■ **REQUIREMENTS**:
Note each line of the listing that contains the string "React", and copy it.

═════ INFORMATION SUPPLIED ═════

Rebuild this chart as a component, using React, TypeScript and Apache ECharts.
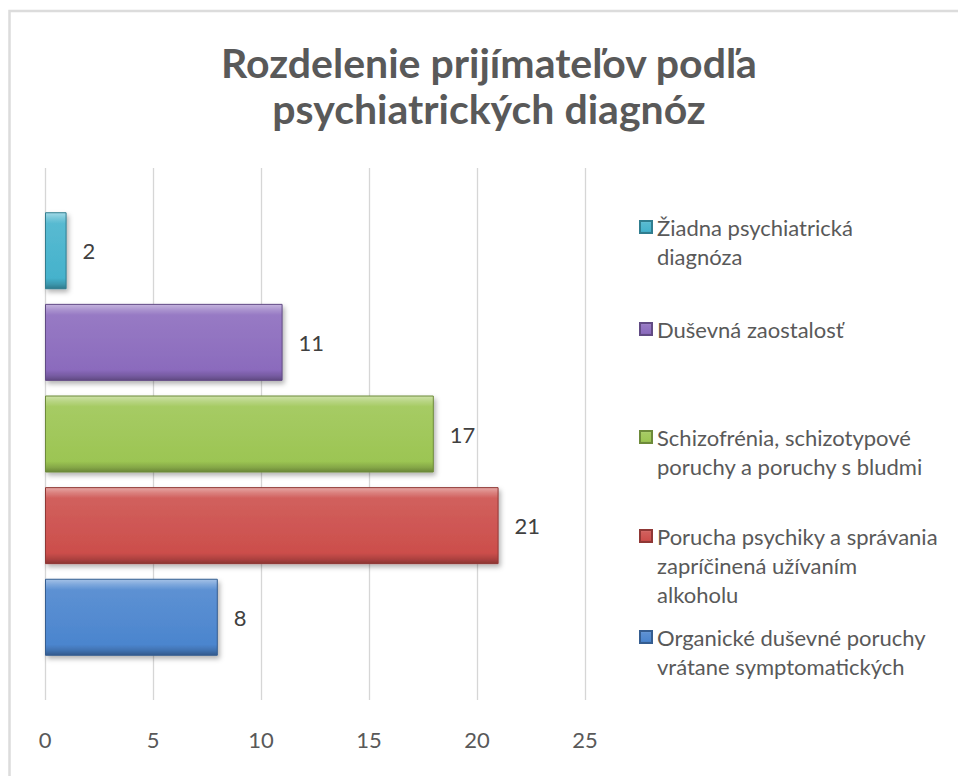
import React, { useEffect, useRef } from "react";
import * as echarts from "echarts";

const titleText = "Rozdelenie prijímateľov podľa\npsychiatrických diagnóz";

const seriesNames = [
  "Žiadna psychiatrická diagnóza",
  "Duševná zaostalosť",
  "Schizofrénia, schizotypové poruchy a poruchy s bludmi",
  "Porucha psychiky a správania zapríčinená užívaním alkoholu",
  "Organické duševné poruchy vrátane symptomatických",
];

const legendLines = [
  ["Žiadna psychiatrická", "diagnóza"],
  ["Duševná zaostalosť"],
  ["Schizofrénia, schizotypové", "poruchy a poruchy s bludmi"],
  ["Porucha psychiky a správania", "zapríčinená užívaním", "alkoholu"],
  ["Organické duševné poruchy", "vrátane symptomatických"],
];

// bar lengths as drawn, and the data labels printed beside them
const barValues = [1, 11, 18, 21, 8];
const labelValues = [2, 11, 17, 21, 8];

const seriesColors = ["#45B2CC", "#8B6BBD", "#9CC553", "#CC4E4B", "#4B85CE"];

const categories = [""];
const xTicks = [0, 5, 10, 15, 20, 25];

const FONT = "Lato, 'Open Sans', sans-serif";

function mix(hex: string, target: number, amt: number) {
  const n = parseInt(hex.slice(1), 16);
  const r = (n >> 16) & 255, g = (n >> 8) & 255, b = n & 255;
  const f = (c: number) => Math.round(c + (target - c) * amt);
  return `rgb(${f(r)},${f(g)},${f(b)})`;
}

function barFill(c: string) {
  return new echarts.graphic.LinearGradient(0, 0, 0, 1, [
    { offset: 0, color: mix(c, 255, 0.5) },
    { offset: 0.07, color: mix(c, 255, 0.28) },
    { offset: 0.14, color: mix(c, 255, 0.1) },
    { offset: 0.86, color: c },
    { offset: 0.94, color: mix(c, 0, 0.15) },
    { offset: 1, color: mix(c, 0, 0.32) },
  ]);
}

export default function App() {
  const ref = useRef<HTMLDivElement>(null);
  useEffect(() => {
    if (!ref.current) return;
    const chart = echarts.init(ref.current, undefined, { renderer: "svg" });
    const L = 29;
    const firstLineCenters = [227, 329, 437, 536, 637];
    const legends = seriesNames.map((name, i) => {
      const n = legendLines[i].length;
      return {
        data: [name],
        orient: "vertical",
        left: 639,
        top: firstLineCenters[i] - ((2 * n - 1) * L) / 2,
        padding: 0,
        icon: "rect",
        itemWidth: 12,
        itemHeight: 12,
        selectedMode: false,
        // leading blank lines keep the first text line level with the icon
        formatter: () => "\n".repeat(n - 1) + legendLines[i].join("\n"),
        textStyle: {
          fontFamily: FONT,
          fontSize: 22,
          color: "#595959",
          lineHeight: L,
        },
      };
    });
    chart.setOption({
      animation: false,
      backgroundColor: "#ffffff",
      title: {
        text: titleText,
        left: 489,
        top: 39,
        padding: 0,
        textAlign: "center",
        textStyle: {
          fontFamily: FONT,
          fontWeight: "bold",
          fontSize: 41,
          lineHeight: 46,
          color: "#595959",
        },
      },
      graphic: [
        {
          type: "rect",
          shape: { x: 9.5, y: 11, width: 1000, height: 1000 },
          style: { fill: "none", stroke: "#dcdcdc", lineWidth: 2.5 },
          silent: true,
          z: -1,
        },
      ],
      legend: legends,
      grid: { left: 45, right: 373, top: 168, bottom: 76, containLabel: false },
      xAxis: {
        type: "value",
        min: xTicks[0],
        max: xTicks[xTicks.length - 1],
        interval: xTicks[1] - xTicks[0],
        axisLine: { show: false },
        axisTick: { show: false },
        splitLine: { show: true, lineStyle: { color: "#d6d6d6", width: 1.3 } },
        axisLabel: {
          fontFamily: FONT,
          fontSize: 22,
          color: "#595959",
          margin: 28,
        },
      },
      yAxis: {
        type: "category",
        data: categories,
        axisLine: { show: false },
        axisTick: { show: false },
        axisLabel: { show: false },
        splitLine: { show: false },
      },
      series: seriesNames.map((name, i) => ({
        name,
        type: "bar",
        data: [barValues[i]],
        barWidth: 77,
        barGap: "19%",
        itemStyle: {
          color: barFill(seriesColors[i]),
          borderColor: mix(seriesColors[i], 0, 0.3),
          borderWidth: 1,
          shadowColor: "rgba(0,0,0,0.3)",
          shadowBlur: 5,
          shadowOffsetX: 2,
          shadowOffsetY: 3,
        },
        label: {
          show: true,
          position: "right",
          distance: 16,
          fontFamily: FONT,
          fontSize: 22,
          color: "#404040",
          formatter: () => String(labelValues[i]),
        },
      })),
    });
    return () => chart.dispose();
  }, []);
  return (
    <div
      ref={ref}
      style={{ position: "fixed", left: 0, top: 0, width: 958, height: 776 }}
    />
  );
}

═════

■ **CORRECT ANSWER**:
Rebuild this chart as a component, using React, TypeScript and Apache ECharts.
import React, { useEffect, useRef } from "react";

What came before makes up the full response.